All Sun Temples appear to follow the same layout rules:

  1. Had to be built on the West side of the Nile or the side of the Nile that the dead could ascend to use the Afterlife from
  2. There was one entrance in and one exit out
  3. They were divided into 3 sections
  • Small Valley Temple next to the Nile or a Canal
  • Causeway leading from the Valley Temple to the Sun Temple
  • The Sun Temple which had its footing on the Desert Plateau
  1. The Temples seem to have been constructed for Open Air Worshipping

The only 2 Temples that have been found and investigated to date are those of Pharaoh Userkaf and Pharaoh Nyuserre.

The other Pharaohs who are thought to have built Sun Temples are:
Pharaoh Sahure;
Pharaoh Neferirkare;
Pharaoh Reneferef;
Pharaoh Neferefre and
Pharaoh Menkauhor

Ra’s Favourite Place. The Sun Temple of Pharaoh Nyuserre

 

A Temple dedicated to the Sun God Ra at Abu Gorab by Pharaoh Nyuserre, who was the 6th Pharaoh of the 5th Dynasty. The Temple appears to have been constructed towards the end of his approx. 30-year Reign.

A Valley Temple would allow Pharaoh and his Priests access to the Sun Temple via the Nile and then a walk along a long Causeway.

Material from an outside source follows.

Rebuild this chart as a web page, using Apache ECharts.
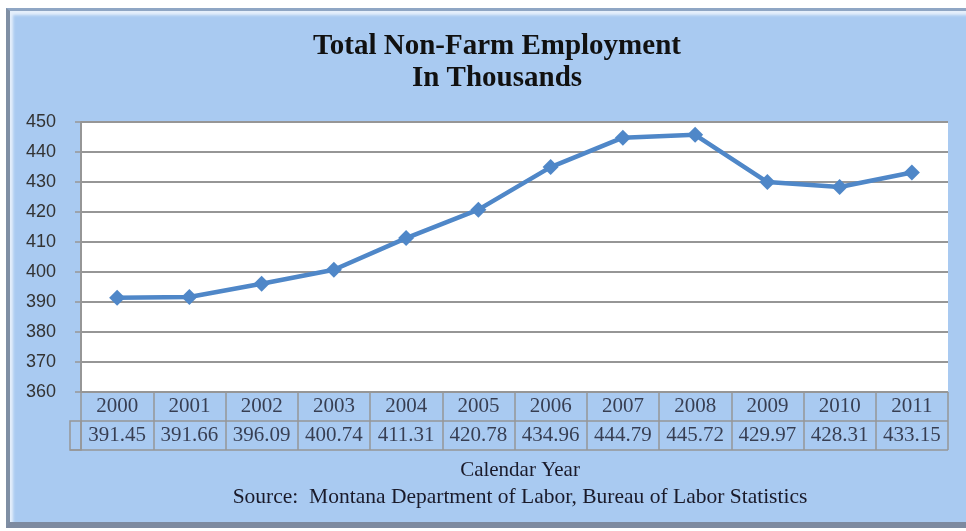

The Sun Temple itself was entered from the East and was a walled enclosure in a rectangular shape.

Offering Table
The Sun Temple’s Alabaster Offering Table or Altar was in the centre of its Courtyard. It comprised of 5 large blocks and each of these was decorated with a hieroglyph: one for Ra and the other 4 for Hotep, so all would read Ra-hotep or “let Ra be satisfied” if viewed from the compass points. Confirming that the Offering Table was for Food and Drink due directly to the deity. Records have confirmed that this would have included 2 Oxen and 2 Geese per day, most of which would have gone to feeding the Priests who were the caretakers of the Temple.

Obelisk
An Obelisk, a symbol of Sun God Ra, was erected at 36m high at the Temple’s Western end; being built on an 20m high angle sided podium which gave it further prominence. All made from Limestone apart from the very base which was built of Red Granite for strength.

Decoration
Pharaoh’s Heb Sed Festival and the changing of the Seasons were shown in Reliefs throughout the Temple. 

Other Rooms
As with all Temples, storage and administrative rooms were included in the plan of the building. The east wall of the Courtyard contains the remains of 9 basins made from Alabaster. The theories for the use of these vary from bloodletting of the offering animals to water drinking vessels. Egyptologists are yet to complete further analysis to be able to provide a clear answer. 

Burials
A Sun Boat was found buried in a mud brick Chamber to the south of the Temple which had a size of 30m long by 10m wide.

The Stronghold of Ra: The Sun Temple of Pharaoh Userkaf

Temple dedicated to the Sun God Ra, by Pharaoh Userkaf, the Founder of the 5th Dynasty. He built it at Abu Gorab and it seems to have been erected in Regnal Year 5. 

The Valley Temple
This allowed Pharaoh and his Priests access to the Sun Temple via the Nile and then a walk along a Causeway. Although the Valley Temple is now destroyed, the evidence suggest that it had an open Courtyard with Pillars and Chapels.

The Sun Temple
It was entered from the East and was a walled enclosure in a rectangular shape. The Temple seems to have been a solid Mastaba ringed by a Wall which included single roomed 2 Chapels for offering purposes.

Obelisk
A Granite Obelisk was added to the top of the Temple but seems to have been added at a later date and probably by another Pharaoh.

Dates
It appears as though the Temple was in use to the end of the 5th Dynasty as Seal Impressions and Pottery items were found with the Cartouche’s for Pharaoh’s Userkaf, Sahure, Nyuserre, Djedkare and Unas. This would allow time and provide a motivation for the addition of this Obelisk.

The Pottery also confirms that the Valley Temple was in use until the end of the 6th Dynasty.

Whereas there are strong reports that the Sun Valley Temple’s Obelisk had collapsed by the New Kingdom Period under Pharaoh Thutmoses III and they were interpreting the remains as a Pyramid rather than a full Temple.